I think so. I added to her awkwardness. Hey, you know what? You got to shoot the shots, right?
That was funny, though. I don't remember that. Yeah, we were drunk. So yeah. So then the evening
(47:35):
party was fancy as fuck. Yes. And you wore the sequined jacket you wore last year. Yeah,
because we're also you can wear it. I only got so much fancy. So I have so much fancy. And I spent
like 50, 60 bucks on that last year. Like I want to fucking wear that shit again. Because you were
literally only worn at once. It's not going to go anywhere else except for a party such as this.
(47:57):
Yeah. So I did that and my my crush DJ was playing again. DJ Lolo DJ. DJ Lolo was actually
at both of the daytime parties. Yeah. But she was able to shine because her the music was a
little bit lower. Yeah. And she is a tech house DJ. And she really was she can't really do tech
(48:24):
house at like a daytime party. It doesn't really fit. You're like you need to keep it like very
basic kind of electro house. And like, you know, kind of like there's so much going on. I didn't
even know there was a DJ. Yes. So she was spinning that. But yes, she she was one of the main DJs
at the big party. So I still have to say we've been to two plush New Year's parties and my favorite
(48:47):
parts of the parties are the daytime parties. Yes. It's everyone's so much more like crammed
together. You're required to talk to the people around you. It's a vibe. It's not fancy and
pretentious, which I mean, not necessarily the nighttime parties are but there's a level of it.
(49:08):
There is a level of it. I mean, there are people that are definitely, you know, are dressed to
are dressed to denies. Yeah. And that is not us. No, that's not our style. I mean, it's more you.

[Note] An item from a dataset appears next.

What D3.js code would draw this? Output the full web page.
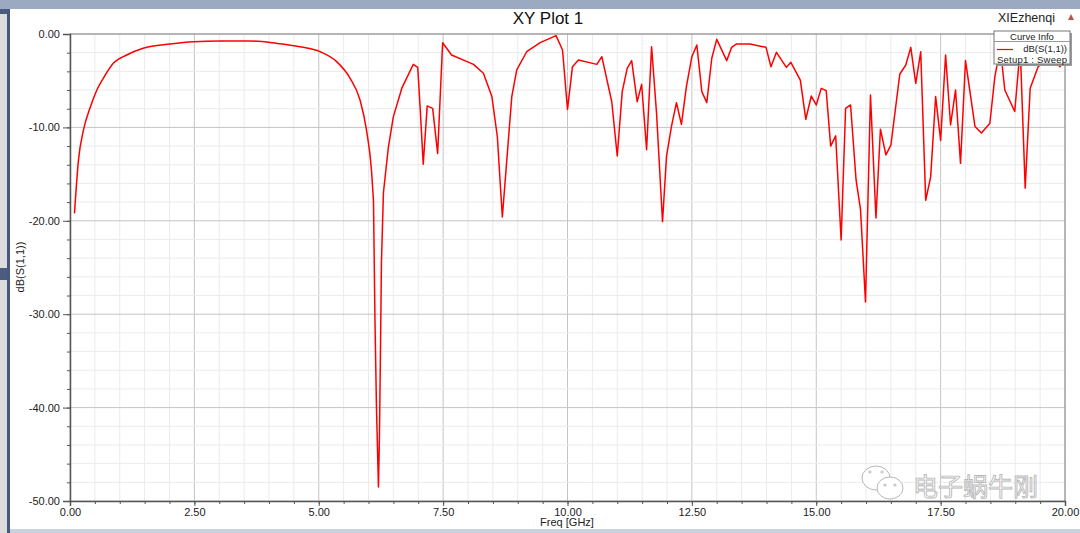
<!DOCTYPE html>
<html>
<head>
<meta charset="utf-8">
<script src="https://cdn.jsdelivr.net/npm/d3@7"></script>
<style>
  html, body { margin: 0; padding: 0; background: #fff; }
  #app { width: 1080px; height: 533px; }
  text { font-family: "Liberation Sans", Arial, sans-serif; }
</style>
</head>
<body>
<div id="app"></div>
<script>
const freq = [0.09,0.17,0.27,0.40,0.54,0.67,0.87,1.14,1.47,2.01,2.48,3.00,3.62,4.15,4.62,5.03,5.36,5.63,5.83,5.96,
  6.06,6.10,6.13,6.16,6.20,6.22,6.24,6.26,6.30,6.40,6.50,6.67,6.90,6.99,7.04,7.10,7.18,7.29,7.39,7.49,
  7.67,8.11,8.31,8.48,8.59,8.69,8.78,8.88,8.98,9.18,9.45,9.77,9.90,10.00,10.10,10.22,10.59,10.69,10.89,11.00,
  11.10,11.20,11.29,11.40,11.49,11.59,11.69,11.79,11.91,11.99,12.09,12.19,12.29,12.39,12.50,12.60,12.70,12.80,12.90,13.00,
  13.20,13.30,13.40,13.67,13.99,14.09,14.20,14.40,14.49,14.68,14.79,14.90,15.00,15.10,15.20,15.29,15.39,15.50,15.59,15.69,
  15.80,15.89,15.99,16.09,16.20,16.29,16.40,16.50,16.68,16.80,16.90,17.00,17.10,17.20,17.30,17.40,17.50,17.60,17.70,17.80,
  17.90,18.00,18.19,18.32,18.49,18.59,18.70,18.79,18.99,19.10,19.20,19.30,19.46,19.56,19.70,19.90,20.00]

const s11 = [-19.2,-13.5,-10.3,-7.96,-6.0,-4.74,-3.14,-2.25,-1.53,-1.07,-0.82,-0.75,-0.75,-1.0,-1.36,-1.9,-2.96,-4.74,-7.07,-10.3,
  -14.6,-17.8,-30.6,-39.9,-48.5,-43.1,-34.2,-24.5,-17.0,-12.1,-8.85,-5.8,-3.25,-3.57,-8.1,-13.95,-7.7,-7.96,-12.8,-0.93,
  -2.25,-3.25,-4.2,-6.7,-11.0,-19.6,-13.5,-6.7,-3.85,-1.9,-0.93,-0.18,-1.71,-8.07,-3.5,-2.78,-3.25,-2.43,-7.25,-13.06,
  -6.17,-3.68,-2.85,-7.25,-5.39,-12.4,-1.36,-8.49,-20.1,-13.1,-9.9,-7.35,-9.67,-5.64,-2.43,-1.18,-6.17,-7.35,-2.6,-0.57,
  -2.85,-1.43,-1.07,-1.07,-1.43,-3.5,-1.96,-3.57,-3.03,-4.93,-9.14,-6.64,-7.6,-5.82,-6.07,-12.0,-10.9,-22.05,-7.96,-7.6,
  -15.6,-18.8,-28.7,-6.53,-19.7,-10.2,-12.95,-11.9,-4.28,-3.32,-1.43,-5.28,-1.9,-17.8,-15.3,-6.7,-11.4,-2.25,-9.74,-6.0,
  -13.85,-2.85,-9.9,-10.6,-9.56,-4.57,-1.5,-6.0,-8.3,-1.5,-16.5,-5.8,-3.5,-3.1,-2.5,-3.5,-2.6]

const yTicks = [0, -10, -20, -30, -40, -50]
const xTicks = [0, 2.5, 5, 7.5, 10, 12.5, 15, 17.5, 20]

const width = 1080, height = 533
const svg = d3.create('svg')
    .attr('width', width)
    .attr('height', height)
    .attr('viewBox', [0, 0, width, height])

// window chrome round the plot
svg.append('rect').attr('x', 0).attr('y', 0).attr('width', width).attr('height', 9).attr('fill', '#9ba9c1')
svg.append('rect').attr('x', 0).attr('y', 9).attr('width', 7).attr('height', height - 9).attr('fill', '#dcdcdc')
svg.append('rect').attr('x', 0).attr('y', 9).attr('width', 7).attr('height', 5).attr('fill', '#4a5d80')
svg.append('rect').attr('x', 0).attr('y', 268).attr('width', 7).attr('height', 12).attr('fill', '#4a5d80')
svg.append('rect').attr('x', 7).attr('y', 9).attr('width', 3).attr('height', height - 9).attr('fill', '#46597c')
svg.append('rect').attr('x', 10).attr('y', 529).attr('width', width - 10).attr('height', 4).attr('fill', '#c9d3e0')

const x = d3.scaleLinear().domain([0, 20]).range([70, 1065])
const y = d3.scaleLinear().domain([-50, 0]).range([501, 34])

// grid
const grid = svg.append('g')
grid.selectAll('.vminor')
    .data(d3.range(0, 20.001, 0.5))
    .join('line')
    .attr('x1', d => x(d)).attr('x2', d => x(d))
    .attr('y1', y(0)).attr('y2', y(-50))
    .attr('stroke', d => d % 2.5 === 0 ? '#c4c4c4' : '#ebebeb')
grid.selectAll('.hminor')
    .data(d3.range(-50, 0.001, 2))
    .join('line')
    .attr('x1', x(0)).attr('x2', x(20))
    .attr('y1', d => y(d)).attr('y2', d => y(d))
    .attr('stroke', d => d % 10 === 0 ? '#c4c4c4' : '#ebebeb')

// frame
svg.append('line').attr('x1', x(0)).attr('x2', x(20)).attr('y1', y(0)).attr('y2', y(0)).attr('stroke', '#8a8a8a')
svg.append('line').attr('x1', x(20)).attr('x2', x(20)).attr('y1', y(0)).attr('y2', y(-50)).attr('stroke', '#8a8a8a')

// axes
const fmt = d => d.toFixed(2)
svg.append('g')
    .attr('transform', `translate(${x(0)},0)`)
    .call(d3.axisLeft(y).tickValues(yTicks).tickFormat(fmt).tickSize(7).tickPadding(3))
svg.append('g')
    .attr('transform', `translate(${x(0)},0)`)
    .call(d3.axisLeft(y).tickValues(d3.range(-48, 0, 2)).tickFormat('').tickSize(3))
    .call(g => g.select('.domain').remove())
svg.append('g')
    .attr('transform', `translate(0,${y(-50)})`)
    .call(d3.axisBottom(x).tickValues(xTicks).tickFormat(fmt).tickSize(5).tickPadding(2))
svg.append('g')
    .attr('transform', `translate(0,${y(-50)})`)
    .call(d3.axisBottom(x).tickValues(d3.range(0.5, 20, 0.5)).tickFormat('').tickSize(3))
    .call(g => g.select('.domain').remove())

svg.selectAll('.domain').attr('stroke', '#555').attr('stroke-width', 1.5)
svg.selectAll('.tick line').attr('stroke', '#555')
svg.selectAll('.tick text')
    .attr('fill', '#222')
    .style('font-size', '11px')
    .style('font-family', '"Liberation Sans", Arial, sans-serif')

// curve: the smooth passband part, then the sampled resonances
const pts = s11.map((d, i) => [freq[i], d])
const smoothEnd = 21
const lineSmooth = d3.line()
    .x(d => x(d[0]))
    .y(d => y(d[1]))
    .curve(d3.curveMonotoneX)
const lineSharp = d3.line()
    .x(d => x(d[0]))
    .y(d => y(d[1]))
svg.append('path')
    .attr('fill', 'none')
    .attr('stroke', '#ff0000')
    .attr('stroke-width', 1.5)
    .attr('stroke-linejoin', 'round')
    .attr('d', lineSmooth(pts.slice(0, smoothEnd + 1)) + lineSharp(pts.slice(smoothEnd)).replace(/^M[^L]*/, ''))

// titles
svg.append('text')
    .attr('x', 548).attr('y', 24)
    .attr('text-anchor', 'middle')
    .style('font-size', '17px')
    .attr('fill', '#111')
    .text('XY Plot 1')
svg.append('text')
    .attr('x', 1055).attr('y', 22)
    .attr('text-anchor', 'end')
    .style('font-size', '12.5px')
    .attr('fill', '#222')
    .text('XIEzhenqi')
svg.append('path')
    .attr('d', 'M1068,20 L1074,20 L1071,14 Z')
    .attr('fill', '#c0504d')
svg.append('text')
    .attr('transform', 'translate(24,267) rotate(-90)')
    .attr('text-anchor', 'middle')
    .style('font-size', '11px')
    .attr('fill', '#222')
    .text('dB(S(1,1))')
svg.append('text')
    .attr('x', 567).attr('y', 526)
    .attr('text-anchor', 'middle')
    .style('font-size', '11px')
    .attr('fill', '#222')
    .text('Freq [GHz]')

// legend
const legend = svg.append('g')
legend.append('rect').attr('x', 996).attr('y', 33).attr('width', 76).attr('height', 33).attr('fill', '#9a9a9a')
legend.append('rect').attr('x', 994).attr('y', 31).attr('width', 76).attr('height', 33)
    .attr('fill', '#fff').attr('stroke', '#777')
legend.append('line').attr('x1', 994).attr('x2', 1070).attr('y1', 41.5).attr('y2', 41.5).attr('stroke', '#999')
legend.append('text').attr('x', 1032).attr('y', 39.5).attr('text-anchor', 'middle')
    .style('font-size', '9.5px').attr('fill', '#222').text('Curve Info')
legend.append('line').attr('x1', 997).attr('x2', 1013).attr('y1', 49.5).attr('y2', 49.5)
    .attr('stroke', '#ff0000').attr('stroke-width', 1.2)
legend.append('text').attr('x', 1067).attr('y', 51.5).attr('text-anchor', 'end')
    .style('font-size', '9.5px').attr('fill', '#222').text('dB(S(1,1))')
legend.append('text').attr('x', 997).attr('y', 62.5).attr('textLength', 70)
    .style('font-size', '9.5px').attr('fill', '#222').text('Setup1 : Sweep')

// watermark
const wm = svg.append('g').attr('fill', '#fff').attr('stroke', '#b8b8b8').attr('stroke-width', 1)
wm.append('ellipse').attr('cx', 876).attr('cy', 478).attr('rx', 14).attr('ry', 12)
wm.append('ellipse').attr('cx', 890).attr('cy', 488).attr('rx', 13).attr('ry', 11)
wm.selectAll('.eye')
    .data([[870, 472], [882, 472], [885, 485], [895, 485]])
    .join('circle')
    .attr('cx', d => d[0]).attr('cy', d => d[1]).attr('r', 1.6)
    .attr('fill', '#c8c8c8').attr('stroke', 'none')
wm.append('text')
    .attr('x', 913).attr('y', 496)
    .style('font-family', '"Noto Sans CJK SC", sans-serif')
    .style('font-size', '25px')
    .attr('stroke-width', 0.9)
    .text('电子蜗牛刚')

d3.select('#app').append(() => svg.node())
</script>
</body>
</html>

It's not me. Like, I'm I got fancy shorts. And that's where I draw the line. So like, you know,
(49:31):
I'm a ball cap Florida boy Florida boy flip flops, like fancy shorts, you know, cargo shorts. And
so fancy for me is your shorts don't have holes. Exactly. It's not really my vibe. You you clean
up much nicer than I do. But yeah, so like the daytime parties where it's a little more, you know,
(49:57):
kick your kick your like for me, I'm like, I can wear my slippers on lingerie night. I can wear
my sneakers on sports day. So I'll agree with you. I had a had a great time every single party
with the daytime parties. I've already blocked off my work calendar for next year. So yeah,
(50:20):
other managers have also done that. But I'm like, if they try to make me work, I'm just going to give
them a fucking finger. So New Year's Eve night, we were having a good time. Yeah, it was getting
towards the end. I'm not going to say who it was. But there was a particular lady there
(50:44):
that I don't remember my exact words, but it I'm pretty sure it was something like, Hey,
hey, let me lick your ass. And he did not fight me. She did not fight me. And I bent her over
slightly at a 45 degree angle. Were you over a couch? Or you just literally went over in the
(51:08):
middle of the room. It was in the middle of the room. But I'm pretty sure she was I think I would
say there's probably a couch in the equation there. It would definitely been more comfortable for her.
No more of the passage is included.